▸ Recorded information:
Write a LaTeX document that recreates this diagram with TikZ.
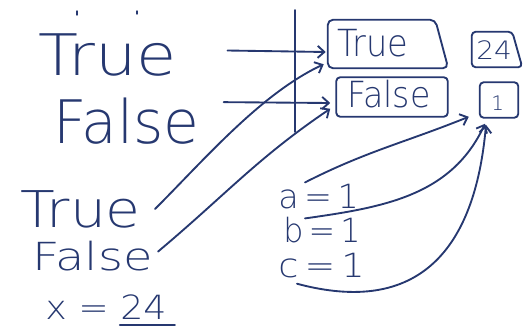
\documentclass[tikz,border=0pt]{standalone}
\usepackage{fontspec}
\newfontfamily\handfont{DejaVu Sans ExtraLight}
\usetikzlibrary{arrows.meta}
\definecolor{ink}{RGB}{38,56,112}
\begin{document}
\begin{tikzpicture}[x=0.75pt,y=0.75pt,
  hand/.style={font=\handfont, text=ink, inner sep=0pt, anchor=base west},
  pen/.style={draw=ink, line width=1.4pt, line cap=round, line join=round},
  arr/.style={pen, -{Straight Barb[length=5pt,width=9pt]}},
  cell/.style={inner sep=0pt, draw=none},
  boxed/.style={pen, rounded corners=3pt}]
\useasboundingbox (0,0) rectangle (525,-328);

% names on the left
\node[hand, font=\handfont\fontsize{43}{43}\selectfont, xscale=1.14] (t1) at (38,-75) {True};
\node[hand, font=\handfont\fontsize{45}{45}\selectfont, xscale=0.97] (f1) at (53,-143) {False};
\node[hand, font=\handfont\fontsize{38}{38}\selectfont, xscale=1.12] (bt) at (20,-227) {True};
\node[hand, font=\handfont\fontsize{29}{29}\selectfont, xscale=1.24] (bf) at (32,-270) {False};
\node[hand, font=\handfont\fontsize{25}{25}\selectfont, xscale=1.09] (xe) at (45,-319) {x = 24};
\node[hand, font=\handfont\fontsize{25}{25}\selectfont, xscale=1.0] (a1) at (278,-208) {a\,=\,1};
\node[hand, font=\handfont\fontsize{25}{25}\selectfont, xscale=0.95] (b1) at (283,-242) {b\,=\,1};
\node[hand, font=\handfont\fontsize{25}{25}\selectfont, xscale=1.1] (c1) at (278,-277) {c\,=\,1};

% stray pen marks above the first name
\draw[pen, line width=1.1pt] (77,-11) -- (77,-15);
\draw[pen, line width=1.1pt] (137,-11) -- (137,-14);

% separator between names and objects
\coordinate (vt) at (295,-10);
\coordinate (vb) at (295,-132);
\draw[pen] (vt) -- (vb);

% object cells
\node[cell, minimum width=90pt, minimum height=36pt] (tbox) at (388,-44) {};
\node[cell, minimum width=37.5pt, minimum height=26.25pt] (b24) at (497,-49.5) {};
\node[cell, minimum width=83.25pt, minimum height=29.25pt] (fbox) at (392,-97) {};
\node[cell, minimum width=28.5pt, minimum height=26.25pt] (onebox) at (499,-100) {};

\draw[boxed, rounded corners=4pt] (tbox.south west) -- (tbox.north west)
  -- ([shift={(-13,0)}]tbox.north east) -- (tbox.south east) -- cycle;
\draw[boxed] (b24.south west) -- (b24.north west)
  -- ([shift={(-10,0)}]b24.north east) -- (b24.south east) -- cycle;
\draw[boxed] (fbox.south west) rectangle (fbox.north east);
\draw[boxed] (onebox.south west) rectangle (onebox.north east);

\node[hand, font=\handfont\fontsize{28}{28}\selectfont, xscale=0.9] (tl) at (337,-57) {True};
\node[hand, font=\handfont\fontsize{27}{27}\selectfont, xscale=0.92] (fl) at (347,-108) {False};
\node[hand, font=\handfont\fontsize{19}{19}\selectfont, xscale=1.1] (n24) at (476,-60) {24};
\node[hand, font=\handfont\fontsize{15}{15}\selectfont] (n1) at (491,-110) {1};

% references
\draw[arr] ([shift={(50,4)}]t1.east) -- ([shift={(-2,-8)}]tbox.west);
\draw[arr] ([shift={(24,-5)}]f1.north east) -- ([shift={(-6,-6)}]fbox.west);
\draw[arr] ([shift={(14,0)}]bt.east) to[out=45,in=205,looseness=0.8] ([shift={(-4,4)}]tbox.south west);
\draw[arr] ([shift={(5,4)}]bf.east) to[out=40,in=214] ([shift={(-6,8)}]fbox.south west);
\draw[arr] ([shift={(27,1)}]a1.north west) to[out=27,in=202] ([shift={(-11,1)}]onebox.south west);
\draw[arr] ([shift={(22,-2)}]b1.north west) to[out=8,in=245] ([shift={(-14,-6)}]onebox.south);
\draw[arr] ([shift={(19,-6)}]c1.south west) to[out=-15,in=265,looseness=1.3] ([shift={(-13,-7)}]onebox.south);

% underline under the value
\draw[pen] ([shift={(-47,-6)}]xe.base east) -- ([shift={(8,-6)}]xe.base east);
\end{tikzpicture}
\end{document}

▸ Directions for this task: The listing above must be printed again exactly, minus its pictures.

▸ Answer to this exercise:
Write a LaTeX document that recreates this diagram with TikZ.
\documentclass[tikz,border=0pt]{standalone}
\usepackage{fontspec}
\newfontfamily\handfont{DejaVu Sans ExtraLight}
\usetikzlibrary{arrows.meta}
\definecolor{ink}{RGB}{38,56,112}
\begin{document}
\begin{tikzpicture}[x=0.75pt,y=0.75pt,
  hand/.style={font=\handfont, text=ink, inner sep=0pt, anchor=base west},
  pen/.style={draw=ink, line width=1.4pt, line cap=round, line join=round},
  arr/.style={pen, -{Straight Barb[length=5pt,width=9pt]}},
  cell/.style={inner sep=0pt, draw=none},
  boxed/.style={pen, rounded corners=3pt}]
\useasboundingbox (0,0) rectangle (525,-328);

% names on the left
\node[hand, font=\handfont\fontsize{43}{43}\selectfont, xscale=1.14] (t1) at (38,-75) {True};
\node[hand, font=\handfont\fontsize{45}{45}\selectfont, xscale=0.97] (f1) at (53,-143) {False};
\node[hand, font=\handfont\fontsize{38}{38}\selectfont, xscale=1.12] (bt) at (20,-227) {True};
\node[hand, font=\handfont\fontsize{29}{29}\selectfont, xscale=1.24] (bf) at (32,-270) {False};
\node[hand, font=\handfont\fontsize{25}{25}\selectfont, xscale=1.09] (xe) at (45,-319) {x = 24};
\node[hand, font=\handfont\fontsize{25}{25}\selectfont, xscale=1.0] (a1) at (278,-208) {a\,=\,1};
\node[hand, font=\handfont\fontsize{25}{25}\selectfont, xscale=0.95] (b1) at (283,-242) {b\,=\,1};
\node[hand, font=\handfont\fontsize{25}{25}\selectfont, xscale=1.1] (c1) at (278,-277) {c\,=\,1};

% stray pen marks above the first name
\draw[pen, line width=1.1pt] (77,-11) -- (77,-15);
\draw[pen, line width=1.1pt] (137,-11) -- (137,-14);

% separator between names and objects
\coordinate (vt) at (295,-10);
\coordinate (vb) at (295,-132);
\draw[pen] (vt) -- (vb);

% object cells
\node[cell, minimum width=90pt, minimum height=36pt] (tbox) at (388,-44) {};
\node[cell, minimum width=37.5pt, minimum height=26.25pt] (b24) at (497,-49.5) {};
\node[cell, minimum width=83.25pt, minimum height=29.25pt] (fbox) at (392,-97) {};
\node[cell, minimum width=28.5pt, minimum height=26.25pt] (onebox) at (499,-100) {};

\draw[boxed, rounded corners=4pt] (tbox.south west) -- (tbox.north west)
  -- ([shift={(-13,0)}]tbox.north east) -- (tbox.south east) -- cycle;
\draw[boxed] (b24.south west) -- (b24.north west)
  -- ([shift={(-10,0)}]b24.north east) -- (b24.south east) -- cycle;
\draw[boxed] (fbox.south west) rectangle (fbox.north east);
\draw[boxed] (onebox.south west) rectangle (onebox.north east);

\node[hand, font=\handfont\fontsize{28}{28}\selectfont, xscale=0.9] (tl) at (337,-57) {True};
\node[hand, font=\handfont\fontsize{27}{27}\selectfont, xscale=0.92] (fl) at (347,-108) {False};
\node[hand, font=\handfont\fontsize{19}{19}\selectfont, xscale=1.1] (n24) at (476,-60) {24};
\node[hand, font=\handfont\fontsize{15}{15}\selectfont] (n1) at (491,-110) {1};

% references
\draw[arr] ([shift={(50,4)}]t1.east) -- ([shift={(-2,-8)}]tbox.west);
\draw[arr] ([shift={(24,-5)}]f1.north east) -- ([shift={(-6,-6)}]fbox.west);
\draw[arr] ([shift={(14,0)}]bt.east) to[out=45,in=205,looseness=0.8] ([shift={(-4,4)}]tbox.south west);
\draw[arr] ([shift={(5,4)}]bf.east) to[out=40,in=214] ([shift={(-6,8)}]fbox.south west);
\draw[arr] ([shift={(27,1)}]a1.north west) to[out=27,in=202] ([shift={(-11,1)}]onebox.south west);
\draw[arr] ([shift={(22,-2)}]b1.north west) to[out=8,in=245] ([shift={(-14,-6)}]onebox.south);
\draw[arr] ([shift={(19,-6)}]c1.south west) to[out=-15,in=265,looseness=1.3] ([shift={(-13,-7)}]onebox.south);

% underline under the value
\draw[pen] ([shift={(-47,-6)}]xe.base east) -- ([shift={(8,-6)}]xe.base east);
\end{tikzpicture}
\end{document}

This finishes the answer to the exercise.